7. Finally, from the VM itself, note the reverted IP address, routing is up, and DNS has been updated. As we used the Failback to Production option, all changes written to the replica VM (including the CHANGES SINCE FAILOVER.txt file) have been transferred to the original VM.
This concludes the failback process. Services are once again running successfully from Site A, with all data written to the replica VM since failover transferred to the original VM.
At this point, we have several options available with which to finalise the fallback process. Let’s discuss these.
Failback Finalisation Options
Following the above failback action, were the VM not functioning correctly, the failback can be undone, and operations moved back to the replica VM Site B by using the Undo Failback option.

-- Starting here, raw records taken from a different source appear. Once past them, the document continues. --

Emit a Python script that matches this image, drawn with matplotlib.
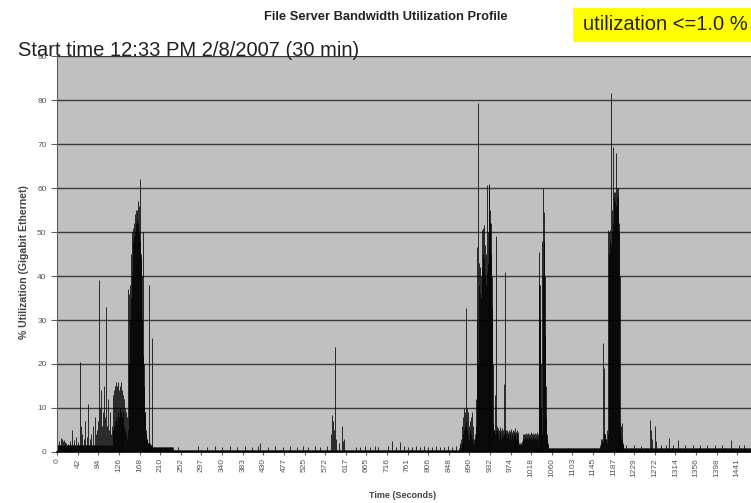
import numpy as np
import matplotlib.pyplot as plt
from matplotlib.patches import Rectangle

plt.rcParams['font.family'] = ['Liberation Sans', 'DejaVu Sans']

# category axis: one bar per sample, labels every 42 samples
n_cat = 1414
tick_labels = ['0', '42', '84', '126', '168', '210', '252', '297', '340', '383',
               '430', '477', '525', '572', '617', '665', '716', '761', '806', '848',
               '890', '932', '974', '1018', '1060', '1103', '1145', '1187', '1229',
               '1272', '1314', '1356', '1398', '1441']

# background level (start, stop, % util)
base_segments = [(0, 141, 1.5), (141, 236, 1.2), (236, 819, 0.4), (819, 1414, 0.9)]

# single bars (sample index, % util)
spikes = [(4, 2.5), (8, 3.2), (10, 3.0), (12, 2.6), (14, 2.8), (16, 2.2), (18, 2.0),
          (22, 1.8), (27, 2.5), (31, 5.0), (34, 2.8), (39, 3.5), (43, 2.2), (47, 20.5),
          (49, 6), (51, 4.0), (54, 3), (57, 7.0), (60, 3.5), (63, 11.0), (66, 3),
          (69, 4.0), (73, 6), (77, 8.0), (80, 4), (82, 5.0), (84, 7), (86, 39.0),
          (88, 10), (90, 14.0), (92, 6), (94, 9), (96, 15.0), (98, 8), (100, 33.0),
          (102, 6), (104, 12.0), (106, 5), (108, 9.0), (110, 4), (112, 6.0),
          (247, 1.2), (287, 1.3), (306, 1.1), (322, 1.3), (336, 1.2), (353, 1.3),
          (367, 1.1), (383, 1.3), (397, 1.2), (410, 1.3), (414, 2.0), (430, 1.2),
          (444, 1.3), (461, 1.1), (475, 1.3), (489, 1.2), (501, 1.3), (512, 1.1),
          (526, 1.3), (536, 1.2), (550, 1.3),
          (558, 4), (560, 8.4), (562, 7), (564, 5), (567, 23.9), (569, 3), (575, 2),
          (581, 6.0), (583, 2.5), (585, 3.0),
          (609, 1.2), (618, 1.1), (628, 1.3), (638, 1.2), (648, 1.3), (654, 1.1),
          (675, 1.3), (683, 2.5), (691, 1.2), (699, 2.3), (707, 1.3), (715, 1.2),
          (723, 1.1), (732, 1.3), (740, 1.2), (748, 1.3), (756, 1.1), (764, 1.2),
          (772, 1.3), (781, 1.2), (789, 1.1), (797, 1.3), (805, 1.2), (813, 1.4),
          (1160, 1.5), (1175, 1.6), (1190, 1.4), (1209, 7.3), (1211, 5.0), (1213, 3.0),
          (1219, 6.0), (1221, 2.5), (1230, 1.5), (1240, 1.6), (1247, 3.2), (1255, 1.5),
          (1266, 2.7), (1280, 1.6), (1295, 1.5), (1310, 1.7), (1325, 1.5), (1340, 1.6),
          (1355, 1.5), (1374, 2.7), (1390, 1.6), (1400, 1.5)]

# dense bursts: first sample index, then consecutive values
burst_a_start = 113
burst_a = [5, 13, 6, 14, 7, 15, 8, 16, 7, 15, 9, 16, 8, 14, 10, 15, 9, 16, 8, 14,
           7, 13, 9, 12, 6, 10, 5, 9]

burst_b_start = 141
burst_b = [4, 3, 8, 5, 37, 20, 36, 30, 38, 35, 45, 40, 50, 48, 51, 49, 52, 50, 54, 52,
           55, 53, 55, 52, 57, 50, 56, 48, 62, 45, 44, 30, 40, 22, 50, 20, 15, 9, 9, 5,
           4, 3, 3, 2, 2, 2, 38, 2, 2, 1.5, 1.5, 1.5, 26, 1.5]

burst_c_start = 819
burst_c = [1, 1.5, 2, 1, 3, 2, 6, 3, 8, 4, 10, 5, 9, 6, 32.7, 7, 10, 5, 9, 4,
           6, 3, 7, 5, 8, 4, 9, 3, 6, 2, 3, 2, 4, 3, 12, 6, 46.6, 30, 79.3, 20,
           43, 38, 42, 36, 35, 40, 50.5, 42, 51, 45, 51.6, 44, 47, 40, 38, 45, 60.7, 41, 43, 50,
           61, 48, 60.7, 55, 52, 45, 52, 40, 33, 20, 6.6, 5, 5, 4, 13, 5, 49, 6, 5, 4,
           5.5, 3, 5, 4.5, 5.7, 3, 5, 4, 5.5, 3.5, 5, 4, 15.5, 5, 41, 4, 5, 3.5, 5, 4,
           4.5, 3, 5, 4, 4.8, 3, 5.2, 4, 4.5, 3, 5, 4, 4.8, 3, 5.5, 4, 4.5, 3, 5, 4,
           4.5, 3, 2, 1.5, 2, 1.5, 2, 1.5, 2.5, 1.5, 4, 3, 4.2, 3, 4, 3.5, 4.3, 3, 4, 3.2,
           4.4, 3, 4, 3.5, 4.2, 3, 4.5, 3.3, 4, 3, 4.3, 3.5, 4, 3, 4.4, 3.2, 4.1, 3, 4.5, 3.4,
           4, 3, 45.5, 38, 38, 30, 20, 10, 8, 4, 48, 40, 60, 54.6, 48, 40, 26.6, 15, 8, 4,
           3, 2, 1.5, 1]

burst_d_start = 1107
burst_d = [1.5, 2, 3, 2.5, 3, 2, 24.8, 4, 19, 4, 4, 3, 3, 2, 5, 4, 50.5, 45, 50, 48,
           50.5, 47, 81.6, 50, 55, 52, 69.3, 58, 59, 57, 59, 56, 68, 58, 60, 58, 60, 52, 50, 40,
           6.6, 4, 6, 3, 6.6, 3, 2, 1.5]

util = np.zeros(n_cat)
for a, b, lev in base_segments:
    util[a:b] = lev
for i, v in spikes:
    util[i] = max(util[i], v)
for start, vals in [(burst_a_start, burst_a), (burst_b_start, burst_b),
                    (burst_c_start, burst_c), (burst_d_start, burst_d)]:
    for k, v in enumerate(vals):
        util[start + k] = max(util[start + k], v)

fig = plt.figure(figsize=(7.51, 5.03), dpi=100)
ax = fig.add_axes([57 / 751, 1 - 452 / 503, 1 - 57 / 751, (452 - 56) / 503])
ax.set_facecolor('#c0c0c0')

# thin column per sample (bars are < 1 px wide here, so draw them as lines)
ax.vlines(np.arange(n_cat), 0, util, color='black', linewidth=0.55)

ax.set_xlim(-0.5, n_cat)
ax.set_ylim(0, 90)
ax.set_yticks(np.arange(0, 91, 10))
ax.set_xticks(np.arange(len(tick_labels)) * 42)
ax.set_xticklabels(tick_labels, rotation=90, fontsize=6, color='#555555')
ax.tick_params(axis='y', labelsize=6, labelcolor='#555555', length=4, width=0.8, color='#606060')
ax.tick_params(axis='x', length=2.5, width=0.8, color='#606060', pad=2)
ax.grid(axis='y', color='#3a3a3a', linewidth=1.0)
ax.set_axisbelow(True)
for s in ['top', 'right']:
    ax.spines[s].set_visible(False)
ax.spines['left'].set_color('#606060')
ax.spines['bottom'].set_color('black')
ax.spines['bottom'].set_linewidth(1.2)

ax.set_ylabel('% Utilization (Gigabit Ethernet)', fontsize=7.6, fontweight='bold',
              color='#444444')
ax.yaxis.set_label_coords(-0.04, (452 - 262) / 396)
ax.set_xlabel('Time (Seconds)', fontsize=6.5, fontweight='bold', color='#444444')
ax.xaxis.set_label_coords((403 - 57) / 694, -0.098)

fig.text(386 / 751, 1 - 17 / 503, 'File Server Bandwidth Utilization Profile',
         ha='center', va='center', fontsize=9.3, fontweight='bold', color='#222222')
fig.text(18 / 751, 1 - 56 / 503, 'Start time 12:33 PM 2/8/2007 (30 min)',
         ha='left', va='baseline', fontsize=14.5, color='#222222')

fig.patches.append(Rectangle((573 / 751, 1 - 42 / 503), 1 - 573 / 751, 34 / 503,
                             transform=fig.transFigure, facecolor='#ffff00',
                             edgecolor='none', zorder=0))
fig.text(583 / 751, 1 - 25 / 503, 'utilization <=1.0 %', ha='left', va='center',
         fontsize=14.5, color='#222222')

fig.savefig('out.png', dpi=100)
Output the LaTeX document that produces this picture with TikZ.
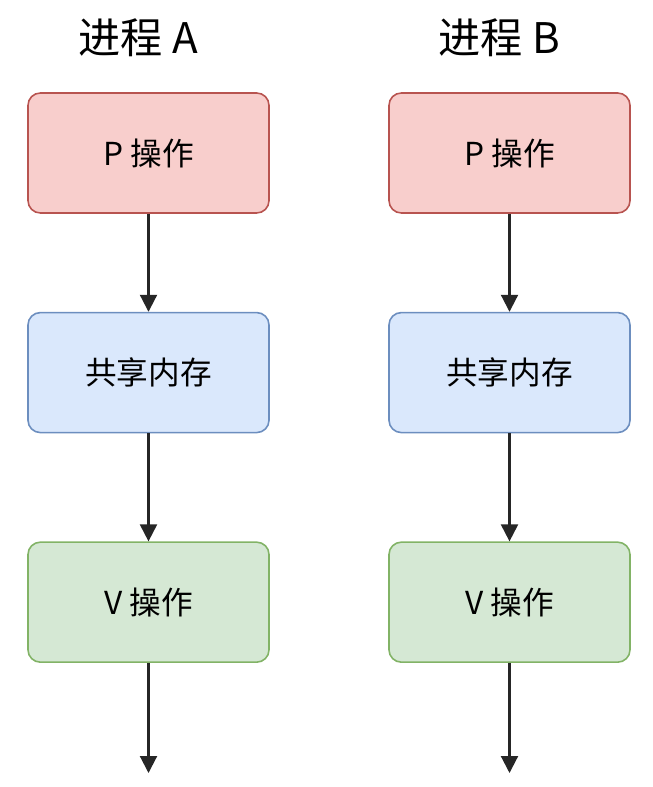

In our scenario, the VM is working as expected so we can hit the Commit Failback option. This action will finalise the original VM’s recovery and resume normal operations and replication activities for the original VM.
Commit Failback Procedure
1. From the Veeam Backup & Replication Console, right-click the replica and select Commit failback.
2. When prompted, select Yes to commit failback.
3. Monitor the Restore Session Log until completion. Once complete, note the replica status has now changed to Ready as the failback is finalised and replication activities resumed.
4. We can also compare the above Veeam B&R Restore Session Log with the below vSphere tasks.
This concludes the Commit Failback process and, subsequently, finalises all failover/failback activities. Replication activities from Site A to Site B are now resumed.
In this article, we discussed the failover and failback options available via Veeam Backup & Replication and, more importantly, where and when to use them.
We then demonstrated the failover process for our business-critical VM following technical issues at Site A. Once the failover was complete, services were resumed (albeit, running from Site B), while the IT Operations team worked to resolve the issues at Site A. Once the Site A issues were resolved, we demonstrated the failback process, allowing operations to resume in Site A.